Por lo anterior, podríamos afirmar entonces que una de las causas estructurales de la debilidad de nuestros partidos políticos es la debilidad de origen de la Asamblea Nacional Venezolana. El diseño disminuido de sus atribuciones constitucionales de control. ¿Por qué? Porque en el momento constituyente del 99, los redactores se habrían extralimitado acumulando cuotas de poder en el Ejecutivo. 

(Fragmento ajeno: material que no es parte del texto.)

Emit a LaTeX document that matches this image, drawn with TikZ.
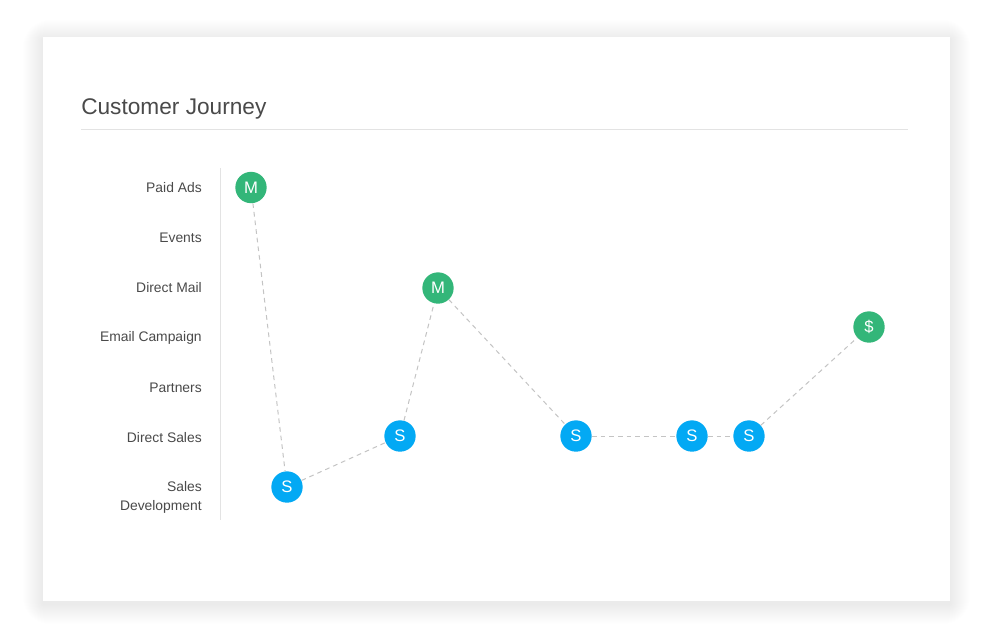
\documentclass[tikz,border=0pt]{standalone}
\usepackage{fontspec}
\setmainfont{Liberation Sans}
\definecolor{cgreen}{HTML}{33B679}
\definecolor{cblue}{HTML}{03A9F4}
\definecolor{ctext}{HTML}{4A4A4A}
\definecolor{crule}{HTML}{E3E3E3}
\definecolor{cdash}{HTML}{C4C4C4}
\tikzset{
  touch/.style={circle, minimum size=23.5pt, inner sep=0pt, text=white, font=\fontsize{12.5}{13}\selectfont},
  mk/.style={touch, fill=cgreen},
  sl/.style={touch, fill=cblue},
  chan/.style={anchor=east, align=right, inner sep=0pt, text=ctext, font=\fontsize{10.4}{14.3}\selectfont},
  path/.style={draw=cdash, line width=0.75pt, dash pattern=on 3.5pt off 3pt},
}
\begin{document}
\begin{tikzpicture}[x=0.75pt, y=-0.75pt]
\useasboundingbox (0,0) rectangle (992,637);
% shadow
\foreach \i in {1,2,...,20}{
  \fill[black, opacity=0.0025, rounded corners=\i pt] (43-\i,37-\i+3) rectangle (950+\i,601+\i+3);
}
\fill[white] (43,37) rectangle (950,601);
% title
\node[anchor=base west, inner sep=0pt, text=ctext, font=\fontsize{17}{18}\selectfont] (title) at (81,114) {Customer Journey};
\coordinate (rl) at (81,129);
\coordinate (rr) at (908,129);
\draw[crule, line width=0.75pt] (rl) -- (rr);
% axis
\coordinate (at) at (220,168);
\coordinate (ab) at (220,520);
\draw[crule, line width=0.75pt] (at) -- (ab);
% channel labels
\node[chan] (l1) at (202,187.5) {Paid Ads};
\node[chan] (l2) at (202,237.5) {Events};
\node[chan] (l3) at (202,287.5) {Direct Mail};
\node[chan] (l4) at (202,337.5) {Email Campaign};
\node[chan] (l5) at (202,387.5) {Partners};
\node[chan] (l6) at (202,437.5) {Direct Sales};
\node[chan] (l7) at (202,497) {Sales\\Development};
% touchpoints
\node[mk] (n1) at (251,187.5) {M};
\node[sl] (n2) at (287,487) {S};
\node[sl] (n3) at (400,436) {S};
\node[mk] (n4) at (438,288) {M};
\node[sl] (n5) at (576,436) {S};
\node[sl] (n6) at (692,436) {S};
\node[sl] (n7) at (749,436) {S};
\node[mk] (n8) at (869,327) {\$};
% journey
\draw[path] (n1) -- (n2);
\draw[path] (n2) -- (n3);
\draw[path] (n3) -- (n4);
\draw[path] (n4) -- (n5);
\draw[path] (n5) -- (n6);
\draw[path] (n6) -- (n7);
\draw[path] (n7) -- (n8);
\end{tikzpicture}
\end{document}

¿Cómo fue que se insistió en un legislativo débil? Comúnmente son 32 las atribuciones de control que, por excelencia, acumulan los poderes legislativos más fuertes del mundo y, por tanto, las democracias más desarrolladas y libres. Pero de ellas, muchas terminaron otorgadas al ejecutivo venezolano, por tradición o por otras razones. Por ejemplo, el parlamento venezolano no tiene una voz sustancial en el funcionamiento de los medios de comunicación estatales, no tiene atribuido de forma expresa designar al presidente del Banco Central (y su poder de veto en este caso es limitado), no puede votar la confianza en el gobierno más de dos veces sin poner en peligro su propio mandato (es decir, sin amenaza de ser disuelta), no se requiere que confirme el nombramiento de los ministros (solo del procurador y el personal de misiones diplomáticas), no puede destituir directamente al presidente por ningún tipo de procedimiento o mayoría calificada, no tiene poderes efectivos de supervisión sobre los órganos coercitivos del Estado (el ejército, los servicios de inteligencia y la policía secreta).

En los momentos constituyentes más recientes de Europa del Este, varios países con historias de pobreza, como Bulgaria, o legados extraordinariamente autoritarios, como Rumania, eligieron acumular poderes robustos en sus parlamentos y hoy —con el pesar de muchos políticos— aparecen como países libres en el índice global de libertades de Freedom House. Rusia, al comenzar su apertura, optó por dar más poder al ejecutivo y no ha hecho sino deslizarse hacia el autoritarismo.

¿Y nosotros?

Desde 1998, según el latinobarómetro, nos hemos movido de un 63,9 % de personas no muy satisfechas o nada satisfechas con la democracia, a un 86,3 % en 2018.  

Nada de lo dicho hasta aquí pretende restar peso al rol del liderazgo. La práctica del presidente Chávez de legislar por decretos leyes, disminuyó las competencias y utilidad de la Asamblea Nacional y quizá la amplitud habilitante sea otra falla constitucional. En el actual período presidencial, la disolución del parlamento opositor pasó a ser un objetivo principal del gobierno que, antes de proceder de hecho, había quitado toda posible significación a las elecciones del 2015, poniendo al poder judicial, la infecunda Asamblea Nacional Constituyente y el poder militar, por encima del parlamento. Un liderazgo comprometido con la democracia es la puerta hacia las libertades.       

Para terminar, creo que hay aquí una agenda de lucha concreta, realista y democratizadora. Identificada con un cambio de sistema, más que con un mero cambio de agentes. Cuando se saben comunicar con claridad las aspiraciones legítimas de un movimiento democratizador, las ganancias que obtiene la oposición son muchas, aunque no instantáneas. Dentro del país, aumenta su reputación; por lo que comienza a ser percibida como una oposición responsable, con ganas de invertir en su atractivo y deseosa de institucionalizarse. Fuera del país, aumenta el número de actores que le otorgan legitimidad y están deseosos de apoyarla. Asumir el empoderamiento de nuestros parlamentos latinoamericanos como bandera de lucha, no solo llena de contenido nuestras aspiraciones políticas, sino que le otorga al noble oficio político mucha de la forma que según José Ortega y Gasset lo definía: ¿La política no es también una forma de pedagogía social?